··· INFORMATION PROVIDED ···

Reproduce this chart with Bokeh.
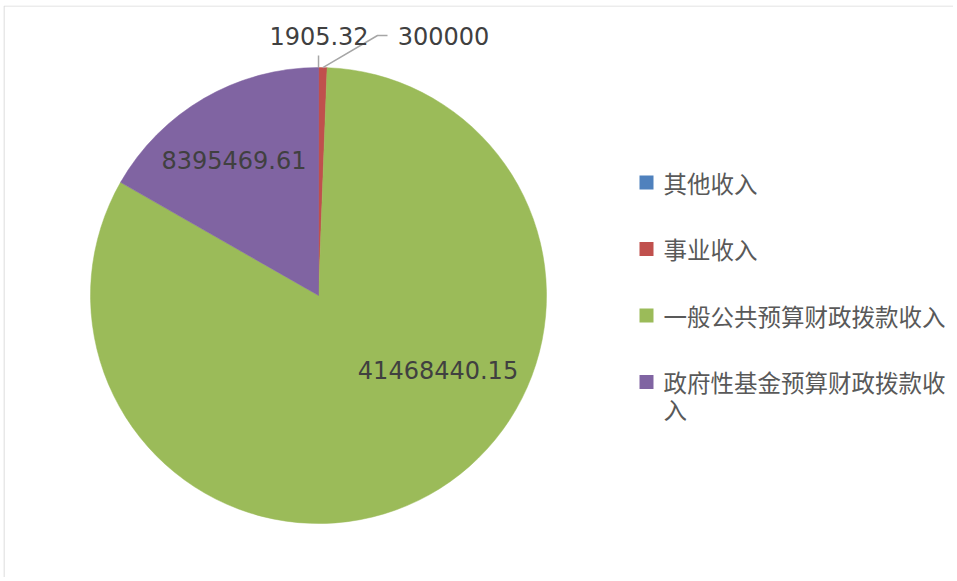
import math
from bokeh.plotting import figure
from bokeh.models import Range1d, ColumnDataSource
from bokeh.core.properties import value
from bokeh.embed import file_html
from bokeh.resources import INLINE

# ---- data ----
categories = ["其他收入", "事业收入", "一般公共预算财政拨款收入", "政府性基金预算财政拨款收入"]
values = [1905.32, 300000, 41468440.15, 8395469.61]
value_labels = ["1905.32", "300000", "41468440.15", "8395469.61"]
colors = ["#4F81BD", "#C0504D", "#9BBB59", "#8064A2"]
legend_lines = [["其他收入"], ["事业收入"], ["一般公共预算财政拨款收入"], ["政府性基金预算财政拨款收", "入"]]

# ---- layout (pixels) ----
W, H = 950, 572
CX, CY, R = 315, 282, 228
# label offsets from pie centre (dx, dy) in px
label_offsets = [(0.5, 260), (125, 260), (119.5, -74), (-84.5, 136)]

p = figure(width=W, height=H, output_backend="svg", toolbar_location=None,
           x_range=Range1d(0, W), y_range=Range1d(0, H), min_border=0,
           margin=(5, 0, 0, 3))
p.axis.visible = False
p.grid.visible = False
p.outline_line_color = None
p.background_fill_color = "white"
p.border_fill_color = "white"

# chart frame border (top and left visible)
p.line([0.5, 0.5], [0, H - 0.5], line_color="#d9d9d9", line_width=1.2)
p.line([0.5, W], [H - 0.5, H - 0.5], line_color="#d9d9d9", line_width=1.2)

total = sum(values)
starts, ends = [], []
cum = 0.0
for v in values:
    a0 = math.pi / 2 - 2 * math.pi * cum / total
    cum += v
    a1 = math.pi / 2 - 2 * math.pi * cum / total
    starts.append(a1)
    ends.append(a0)

src = ColumnDataSource(dict(start=starts, end=ends, color=colors))
p.wedge(x=CX, y=CY, radius=R, start_angle="start", end_angle="end",
        fill_color="color", line_color="color", line_width=0.5, source=src)

# leader lines for the two small slices
mid0 = (starts[0] + ends[0]) / 2
mid1 = (starts[1] + ends[1]) / 2
p.line([CX + R * math.cos(mid0), CX + R * math.cos(mid0)],
       [CY + R * math.sin(mid0), CY + 240], line_color="#a6a6a6", line_width=1.5)
p.line([CX + R * math.cos(mid1), CX + 59, CX + 69],
       [CY + R * math.sin(mid1), CY + 260, CY + 260], line_color="#a6a6a6", line_width=1.5)

lx = [CX + dx for dx, dy in label_offsets]
ly = [CY + dy for dx, dy in label_offsets]
p.text(x=lx, y=ly, text=value_labels, text_align="center", text_baseline="middle",
       text_font=value("DejaVu Sans"), text_font_size="24px", text_color="#404040")

# legend
LX, LY0, DY, LINE_H = 643, 395, 66.5, 27
for i, lines in enumerate(legend_lines):
    y = LY0 - i * DY
    p.rect(x=[LX], y=[y], width=14, height=14, fill_color=colors[i], line_color=None)
    for j, t in enumerate(lines):
        p.text(x=[LX + 17], y=[y - j * LINE_H], text=[t], text_align="left",
               text_baseline="middle", text_font=value("Noto Sans CJK SC"),
               text_font_size="23.5px", text_color="#595959")

open("out.html", "w").write(file_html(p, INLINE))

···

DIRECTIVE -
Pick out every line holding the string "chart" and return it.

COMPLETE ANSWER -
Reproduce this chart with Bokeh.
# chart frame border (top and left visible)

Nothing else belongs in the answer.